A campaign-owner uploads a 50-million-recipient list and schedules a single send for 9:00 AM tomorrow. At 9:00 AM, one scheduler tick fires — and that single event must become 50 million emails leaving SES within 60 minutes, with the strict invariant that no recipient receives the same campaign twice, ever, regardless of scheduler crashes, region failovers, Kafka rebalances, fan-out worker deaths, SES throttles, or operator-initiated catch-up replays.

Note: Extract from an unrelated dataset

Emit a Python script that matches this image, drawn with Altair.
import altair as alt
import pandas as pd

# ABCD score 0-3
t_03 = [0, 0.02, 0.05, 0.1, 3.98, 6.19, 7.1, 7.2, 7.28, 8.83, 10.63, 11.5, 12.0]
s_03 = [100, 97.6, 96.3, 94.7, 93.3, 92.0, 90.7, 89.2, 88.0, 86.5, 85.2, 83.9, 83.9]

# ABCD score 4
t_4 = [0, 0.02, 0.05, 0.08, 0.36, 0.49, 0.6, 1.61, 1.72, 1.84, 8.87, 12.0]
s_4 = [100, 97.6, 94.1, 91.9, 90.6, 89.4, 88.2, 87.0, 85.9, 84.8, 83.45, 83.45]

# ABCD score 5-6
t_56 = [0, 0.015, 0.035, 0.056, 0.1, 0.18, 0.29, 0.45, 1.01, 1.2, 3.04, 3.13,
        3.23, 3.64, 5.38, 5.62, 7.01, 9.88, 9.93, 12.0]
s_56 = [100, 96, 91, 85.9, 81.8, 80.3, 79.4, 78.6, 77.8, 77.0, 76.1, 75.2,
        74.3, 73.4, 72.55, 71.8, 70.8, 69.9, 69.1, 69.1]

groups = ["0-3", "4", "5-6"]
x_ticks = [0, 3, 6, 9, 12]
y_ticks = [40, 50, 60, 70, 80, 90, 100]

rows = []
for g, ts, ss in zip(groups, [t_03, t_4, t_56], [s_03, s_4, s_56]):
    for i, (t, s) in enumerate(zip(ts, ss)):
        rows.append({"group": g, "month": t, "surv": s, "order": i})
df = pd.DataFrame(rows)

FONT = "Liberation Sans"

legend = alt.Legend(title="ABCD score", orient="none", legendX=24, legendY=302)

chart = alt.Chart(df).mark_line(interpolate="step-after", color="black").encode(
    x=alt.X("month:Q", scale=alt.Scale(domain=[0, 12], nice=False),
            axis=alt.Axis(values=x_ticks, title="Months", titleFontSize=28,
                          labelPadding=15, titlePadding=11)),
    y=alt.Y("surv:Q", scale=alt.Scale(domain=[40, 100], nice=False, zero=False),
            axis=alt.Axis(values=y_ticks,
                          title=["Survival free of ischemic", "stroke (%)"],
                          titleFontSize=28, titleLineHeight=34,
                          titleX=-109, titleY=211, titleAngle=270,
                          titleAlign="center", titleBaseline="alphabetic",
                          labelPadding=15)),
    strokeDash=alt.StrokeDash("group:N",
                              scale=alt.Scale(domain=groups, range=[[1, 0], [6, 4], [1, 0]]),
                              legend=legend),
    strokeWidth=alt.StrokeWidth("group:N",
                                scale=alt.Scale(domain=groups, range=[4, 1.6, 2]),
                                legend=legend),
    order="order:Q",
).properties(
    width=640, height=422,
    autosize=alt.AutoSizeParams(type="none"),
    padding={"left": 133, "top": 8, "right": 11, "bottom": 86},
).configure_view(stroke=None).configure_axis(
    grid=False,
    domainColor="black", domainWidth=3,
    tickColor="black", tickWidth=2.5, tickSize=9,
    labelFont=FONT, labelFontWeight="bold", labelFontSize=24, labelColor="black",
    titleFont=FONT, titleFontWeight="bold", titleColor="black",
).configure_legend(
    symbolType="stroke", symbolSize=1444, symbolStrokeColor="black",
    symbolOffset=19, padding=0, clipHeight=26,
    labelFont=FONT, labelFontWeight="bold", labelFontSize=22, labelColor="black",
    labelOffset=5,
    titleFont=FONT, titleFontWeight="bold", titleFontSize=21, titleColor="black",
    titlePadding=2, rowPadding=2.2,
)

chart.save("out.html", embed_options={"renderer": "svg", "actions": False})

This is the simplest-sounding distributed-systems problem that turns out to be one of the hardest. Three things define it: (1) at-least-once everything except the very tail — the scheduler, the fan-out controller, the Kafka pipeline, every retry, every catch-up replay is at-least-once because making them exactly-once is intractable; (2) a durable per-recipient idempotency tail that collapses at-least-once into at-most-once-per-recipient at the SES send boundary; (3) a rate-paced catch-up controller that knows the difference between "fire the missed run now" and "the email is too stale to send" — a 9 AM "good morning" email arriving at 1 PM is reputation damage, not delivery.

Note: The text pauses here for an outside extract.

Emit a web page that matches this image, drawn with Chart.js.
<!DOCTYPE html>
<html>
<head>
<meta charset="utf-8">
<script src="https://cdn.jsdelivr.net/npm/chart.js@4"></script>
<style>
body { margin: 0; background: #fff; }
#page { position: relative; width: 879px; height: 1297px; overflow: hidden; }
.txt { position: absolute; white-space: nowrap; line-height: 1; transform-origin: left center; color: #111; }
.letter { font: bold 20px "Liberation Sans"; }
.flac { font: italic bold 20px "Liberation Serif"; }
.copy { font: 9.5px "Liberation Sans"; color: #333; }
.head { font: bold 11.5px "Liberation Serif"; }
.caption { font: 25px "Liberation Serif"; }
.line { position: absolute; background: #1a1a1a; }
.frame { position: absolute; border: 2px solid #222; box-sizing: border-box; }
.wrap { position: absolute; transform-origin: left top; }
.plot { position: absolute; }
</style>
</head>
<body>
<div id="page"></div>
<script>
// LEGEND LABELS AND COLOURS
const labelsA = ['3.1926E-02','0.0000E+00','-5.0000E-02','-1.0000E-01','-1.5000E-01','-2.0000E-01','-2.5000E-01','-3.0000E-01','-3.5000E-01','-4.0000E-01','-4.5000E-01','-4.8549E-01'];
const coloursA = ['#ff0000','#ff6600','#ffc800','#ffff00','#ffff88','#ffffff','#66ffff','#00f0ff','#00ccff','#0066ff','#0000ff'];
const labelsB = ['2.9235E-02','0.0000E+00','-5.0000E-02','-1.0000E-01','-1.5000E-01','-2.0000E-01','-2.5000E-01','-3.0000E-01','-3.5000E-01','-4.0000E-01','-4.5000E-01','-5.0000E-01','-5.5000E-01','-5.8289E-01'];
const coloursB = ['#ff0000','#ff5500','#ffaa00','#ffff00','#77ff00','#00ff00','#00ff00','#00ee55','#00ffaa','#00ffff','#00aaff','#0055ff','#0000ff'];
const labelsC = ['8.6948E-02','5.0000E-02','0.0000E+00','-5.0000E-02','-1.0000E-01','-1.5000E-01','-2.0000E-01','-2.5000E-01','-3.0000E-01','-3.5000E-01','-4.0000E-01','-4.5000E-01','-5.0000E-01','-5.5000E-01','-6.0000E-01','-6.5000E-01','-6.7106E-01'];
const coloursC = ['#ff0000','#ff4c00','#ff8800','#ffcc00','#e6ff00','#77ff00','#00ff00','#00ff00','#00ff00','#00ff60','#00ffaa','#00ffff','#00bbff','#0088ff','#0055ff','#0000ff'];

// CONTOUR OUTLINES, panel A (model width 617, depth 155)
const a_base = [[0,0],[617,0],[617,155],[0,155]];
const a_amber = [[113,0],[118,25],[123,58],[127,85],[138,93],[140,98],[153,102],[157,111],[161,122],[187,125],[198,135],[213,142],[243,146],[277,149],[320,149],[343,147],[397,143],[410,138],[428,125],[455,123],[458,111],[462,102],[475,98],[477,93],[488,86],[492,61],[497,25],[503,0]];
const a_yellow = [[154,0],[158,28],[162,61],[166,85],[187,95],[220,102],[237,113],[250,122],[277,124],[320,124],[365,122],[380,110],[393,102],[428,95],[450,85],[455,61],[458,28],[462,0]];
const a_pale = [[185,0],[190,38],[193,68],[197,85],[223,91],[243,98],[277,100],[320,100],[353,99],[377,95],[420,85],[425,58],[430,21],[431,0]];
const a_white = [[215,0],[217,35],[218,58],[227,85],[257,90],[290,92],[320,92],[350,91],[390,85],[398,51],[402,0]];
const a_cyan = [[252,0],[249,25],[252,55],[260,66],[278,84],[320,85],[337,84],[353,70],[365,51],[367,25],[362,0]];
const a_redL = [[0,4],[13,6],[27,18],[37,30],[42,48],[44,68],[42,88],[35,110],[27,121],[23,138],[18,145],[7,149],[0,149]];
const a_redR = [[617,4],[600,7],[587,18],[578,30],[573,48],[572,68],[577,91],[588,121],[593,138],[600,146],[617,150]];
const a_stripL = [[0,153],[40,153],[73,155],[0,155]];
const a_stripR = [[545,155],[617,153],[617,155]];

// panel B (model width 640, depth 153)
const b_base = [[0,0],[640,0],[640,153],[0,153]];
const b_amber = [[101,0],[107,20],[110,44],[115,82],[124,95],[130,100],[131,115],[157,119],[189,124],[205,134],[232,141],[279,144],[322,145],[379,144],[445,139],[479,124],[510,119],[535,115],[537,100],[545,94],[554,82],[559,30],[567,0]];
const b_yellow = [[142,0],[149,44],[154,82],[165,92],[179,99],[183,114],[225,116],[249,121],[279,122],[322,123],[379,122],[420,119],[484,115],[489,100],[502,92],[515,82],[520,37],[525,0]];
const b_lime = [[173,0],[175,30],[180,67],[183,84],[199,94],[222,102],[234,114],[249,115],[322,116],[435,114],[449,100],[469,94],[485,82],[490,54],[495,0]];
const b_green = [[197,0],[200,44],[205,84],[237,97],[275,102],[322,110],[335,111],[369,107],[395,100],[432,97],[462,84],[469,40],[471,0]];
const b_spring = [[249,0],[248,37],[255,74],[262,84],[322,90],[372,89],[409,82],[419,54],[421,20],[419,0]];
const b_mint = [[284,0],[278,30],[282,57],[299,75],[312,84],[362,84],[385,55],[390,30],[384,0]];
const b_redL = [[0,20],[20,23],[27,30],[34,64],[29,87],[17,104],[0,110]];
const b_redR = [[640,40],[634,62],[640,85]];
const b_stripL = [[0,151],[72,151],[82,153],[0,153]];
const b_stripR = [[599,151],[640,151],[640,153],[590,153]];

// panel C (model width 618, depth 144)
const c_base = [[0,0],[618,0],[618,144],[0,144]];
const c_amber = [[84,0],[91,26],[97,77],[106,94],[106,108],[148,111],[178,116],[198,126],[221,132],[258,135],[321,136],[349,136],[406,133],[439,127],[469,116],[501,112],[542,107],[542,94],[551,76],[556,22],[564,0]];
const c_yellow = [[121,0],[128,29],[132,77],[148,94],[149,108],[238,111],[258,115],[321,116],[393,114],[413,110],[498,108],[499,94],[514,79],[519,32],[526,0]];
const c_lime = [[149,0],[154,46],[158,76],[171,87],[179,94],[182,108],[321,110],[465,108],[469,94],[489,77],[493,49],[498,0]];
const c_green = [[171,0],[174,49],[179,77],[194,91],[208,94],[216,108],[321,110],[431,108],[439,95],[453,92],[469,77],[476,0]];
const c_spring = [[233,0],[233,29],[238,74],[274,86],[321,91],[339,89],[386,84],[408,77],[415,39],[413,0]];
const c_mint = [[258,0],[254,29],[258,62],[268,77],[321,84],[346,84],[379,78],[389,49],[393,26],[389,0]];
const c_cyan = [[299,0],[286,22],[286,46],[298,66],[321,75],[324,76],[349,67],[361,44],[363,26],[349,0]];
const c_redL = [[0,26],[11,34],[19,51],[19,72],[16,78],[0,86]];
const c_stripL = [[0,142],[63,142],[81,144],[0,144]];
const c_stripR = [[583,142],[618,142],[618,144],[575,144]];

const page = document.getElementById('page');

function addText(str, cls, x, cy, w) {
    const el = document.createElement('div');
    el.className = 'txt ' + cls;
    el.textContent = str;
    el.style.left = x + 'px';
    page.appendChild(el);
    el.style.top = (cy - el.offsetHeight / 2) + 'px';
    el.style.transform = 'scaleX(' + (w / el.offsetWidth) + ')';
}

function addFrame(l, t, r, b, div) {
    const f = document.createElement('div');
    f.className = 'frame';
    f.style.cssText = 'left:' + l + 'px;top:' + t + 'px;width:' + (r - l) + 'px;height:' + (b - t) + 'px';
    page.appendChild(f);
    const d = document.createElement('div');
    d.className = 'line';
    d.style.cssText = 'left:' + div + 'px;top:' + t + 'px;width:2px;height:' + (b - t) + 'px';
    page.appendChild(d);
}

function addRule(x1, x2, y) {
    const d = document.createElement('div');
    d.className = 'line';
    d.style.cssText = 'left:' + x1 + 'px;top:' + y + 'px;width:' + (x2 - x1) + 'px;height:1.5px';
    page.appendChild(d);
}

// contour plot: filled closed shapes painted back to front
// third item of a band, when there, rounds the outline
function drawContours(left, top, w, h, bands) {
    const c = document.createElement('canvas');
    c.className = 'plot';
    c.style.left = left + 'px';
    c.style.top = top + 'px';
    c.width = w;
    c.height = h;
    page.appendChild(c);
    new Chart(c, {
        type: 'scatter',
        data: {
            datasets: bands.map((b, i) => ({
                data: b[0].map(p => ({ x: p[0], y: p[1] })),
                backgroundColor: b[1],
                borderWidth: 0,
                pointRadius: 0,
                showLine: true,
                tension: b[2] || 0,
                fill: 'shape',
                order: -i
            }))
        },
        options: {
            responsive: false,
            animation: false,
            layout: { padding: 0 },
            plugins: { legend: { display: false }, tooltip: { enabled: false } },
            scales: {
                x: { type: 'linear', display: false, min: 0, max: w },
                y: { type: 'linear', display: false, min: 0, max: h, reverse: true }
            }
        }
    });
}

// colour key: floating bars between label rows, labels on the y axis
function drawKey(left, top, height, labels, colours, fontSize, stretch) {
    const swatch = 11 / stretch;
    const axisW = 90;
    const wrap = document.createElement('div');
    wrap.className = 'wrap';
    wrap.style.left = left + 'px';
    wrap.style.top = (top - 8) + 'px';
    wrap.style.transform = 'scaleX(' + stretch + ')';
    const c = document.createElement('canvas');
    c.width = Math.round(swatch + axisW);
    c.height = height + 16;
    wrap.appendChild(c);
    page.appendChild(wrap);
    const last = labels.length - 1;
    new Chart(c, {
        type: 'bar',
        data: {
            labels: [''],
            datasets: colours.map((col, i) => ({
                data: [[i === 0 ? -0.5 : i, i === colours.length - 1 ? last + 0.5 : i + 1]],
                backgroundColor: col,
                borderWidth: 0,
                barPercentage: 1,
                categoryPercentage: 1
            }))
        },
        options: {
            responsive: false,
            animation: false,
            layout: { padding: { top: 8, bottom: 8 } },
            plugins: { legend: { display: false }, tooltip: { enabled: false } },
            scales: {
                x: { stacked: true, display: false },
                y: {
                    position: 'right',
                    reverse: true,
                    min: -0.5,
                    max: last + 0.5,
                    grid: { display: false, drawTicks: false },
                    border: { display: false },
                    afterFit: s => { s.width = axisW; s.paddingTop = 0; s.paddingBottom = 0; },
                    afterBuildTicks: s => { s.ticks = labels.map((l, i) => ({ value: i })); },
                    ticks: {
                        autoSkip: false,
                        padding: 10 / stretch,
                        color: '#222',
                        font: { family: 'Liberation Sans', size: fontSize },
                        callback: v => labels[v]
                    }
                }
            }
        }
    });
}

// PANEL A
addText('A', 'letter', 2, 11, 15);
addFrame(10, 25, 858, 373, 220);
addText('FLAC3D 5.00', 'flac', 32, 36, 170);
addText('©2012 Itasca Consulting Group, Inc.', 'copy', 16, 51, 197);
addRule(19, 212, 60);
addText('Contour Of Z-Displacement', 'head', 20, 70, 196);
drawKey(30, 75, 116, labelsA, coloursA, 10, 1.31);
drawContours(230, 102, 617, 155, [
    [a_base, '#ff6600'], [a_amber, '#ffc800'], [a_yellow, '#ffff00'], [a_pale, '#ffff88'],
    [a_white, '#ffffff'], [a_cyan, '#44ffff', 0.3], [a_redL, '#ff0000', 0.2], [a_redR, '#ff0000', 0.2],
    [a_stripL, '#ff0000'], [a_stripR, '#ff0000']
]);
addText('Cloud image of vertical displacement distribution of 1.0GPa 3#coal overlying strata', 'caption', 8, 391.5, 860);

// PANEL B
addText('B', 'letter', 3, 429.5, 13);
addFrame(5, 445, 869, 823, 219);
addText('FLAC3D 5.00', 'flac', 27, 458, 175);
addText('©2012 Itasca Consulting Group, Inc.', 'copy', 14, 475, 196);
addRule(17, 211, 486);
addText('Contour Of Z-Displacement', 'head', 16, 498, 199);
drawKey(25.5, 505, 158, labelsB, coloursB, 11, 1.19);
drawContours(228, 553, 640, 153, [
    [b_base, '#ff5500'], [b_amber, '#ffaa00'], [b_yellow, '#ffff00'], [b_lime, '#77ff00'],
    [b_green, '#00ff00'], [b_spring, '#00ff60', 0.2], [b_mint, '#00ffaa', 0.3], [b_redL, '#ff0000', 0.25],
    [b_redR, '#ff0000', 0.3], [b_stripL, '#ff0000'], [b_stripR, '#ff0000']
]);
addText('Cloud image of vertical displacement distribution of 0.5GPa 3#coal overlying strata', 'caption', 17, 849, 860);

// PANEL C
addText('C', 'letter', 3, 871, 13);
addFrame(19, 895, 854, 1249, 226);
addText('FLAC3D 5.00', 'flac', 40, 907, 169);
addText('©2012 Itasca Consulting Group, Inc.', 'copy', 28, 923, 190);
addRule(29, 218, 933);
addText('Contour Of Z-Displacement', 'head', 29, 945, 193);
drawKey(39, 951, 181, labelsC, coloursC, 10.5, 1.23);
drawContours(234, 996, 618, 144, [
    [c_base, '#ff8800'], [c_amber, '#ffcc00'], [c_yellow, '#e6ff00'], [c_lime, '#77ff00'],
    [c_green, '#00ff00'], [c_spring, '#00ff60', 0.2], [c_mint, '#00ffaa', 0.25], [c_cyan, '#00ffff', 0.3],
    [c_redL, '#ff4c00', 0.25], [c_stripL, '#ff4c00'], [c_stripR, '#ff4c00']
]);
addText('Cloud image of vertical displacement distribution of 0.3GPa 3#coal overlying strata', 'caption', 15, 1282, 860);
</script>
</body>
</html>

The architecture comes straight from Google's Borgcron paper (Sundheim, ACM Queue 2015) for the scheduler tier, LinkedIn ATC and Pinterest NEP for the fan-out tier, Stripe / Brandur's idempotency-key contract for the dedupe tier, and DoorDash's Cadence-as-fallback pattern for the catch-up reconciler. Every load-bearing decision below has a published precedent — this is not speculation.